Less than five percent of college woman report rape, according to sobering national statistics divulged yesterday at a City Council meeting.

And even if victims report on campus, only a handful meet with city police officers.

A Council meeting yesterday honed in on sexual assaults on campus, which Council members said are surely under reported.

Council data revealed 19 reported sex offenses at Columbia University in 2009 and 2010 alone.

“We’ve heard the statistics, and frankly, they’re pretty scary,” said Queens Councilman Peter Vallone, whose daughter just started college.

At the City University of New York, the only school to attend the hearing, reports of sexual harassment are on the rise – 151 cases for the 2011-2012 school year, compared to 102 the year before.

But many of these reports do not make it to the NYPD – some victims choose not to speak to cops, CUNY representatives said, or the school may not classify an incident like stalking as a crime they push to city police.

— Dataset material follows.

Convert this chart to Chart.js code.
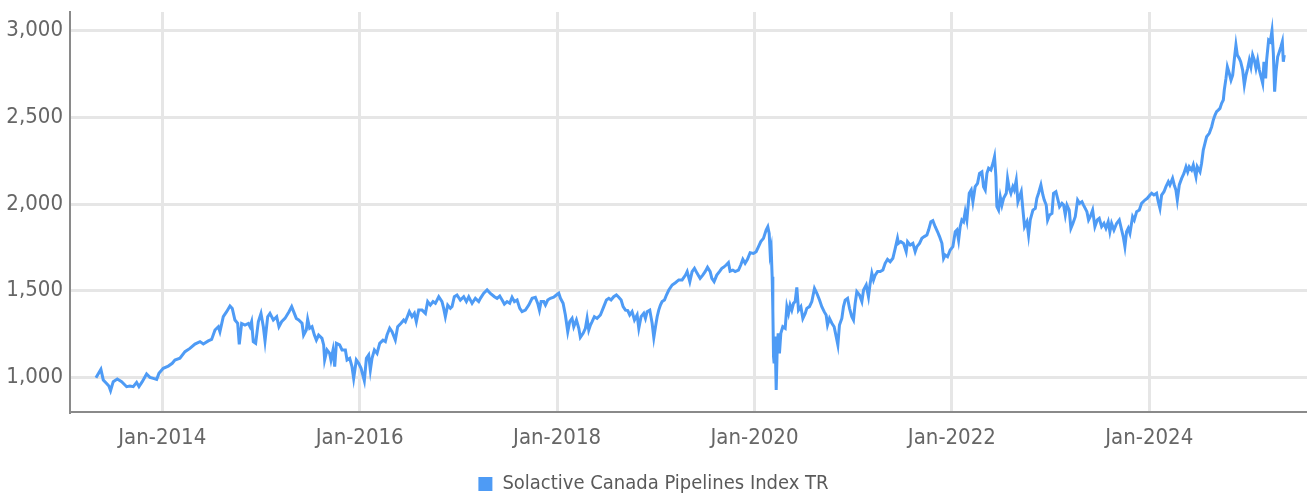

And Council stats showed that only a handful of sex offenses, for example just one forcible sex offense at NYU in 2011, are in federal U.S. Department of Education statistics.

Activists and prosecutors say the numbers are actually much higher – many victims fear reporting, from either retaliation, lack of confidence that authorities will follow through or assuming it is not a big deal.

“No one wants to say to themselves, ‘You know what, I think this is really dangerous,’ because it’s scary,” said Wanda Lucibello, chief of the Brooklyn district attorney’s office Special Victims Division. “It’s too scary to confront them for the possibility.”

For help, any of the 50,000 college students in Brooklyn can go to the Family Justice Center downtown, she added.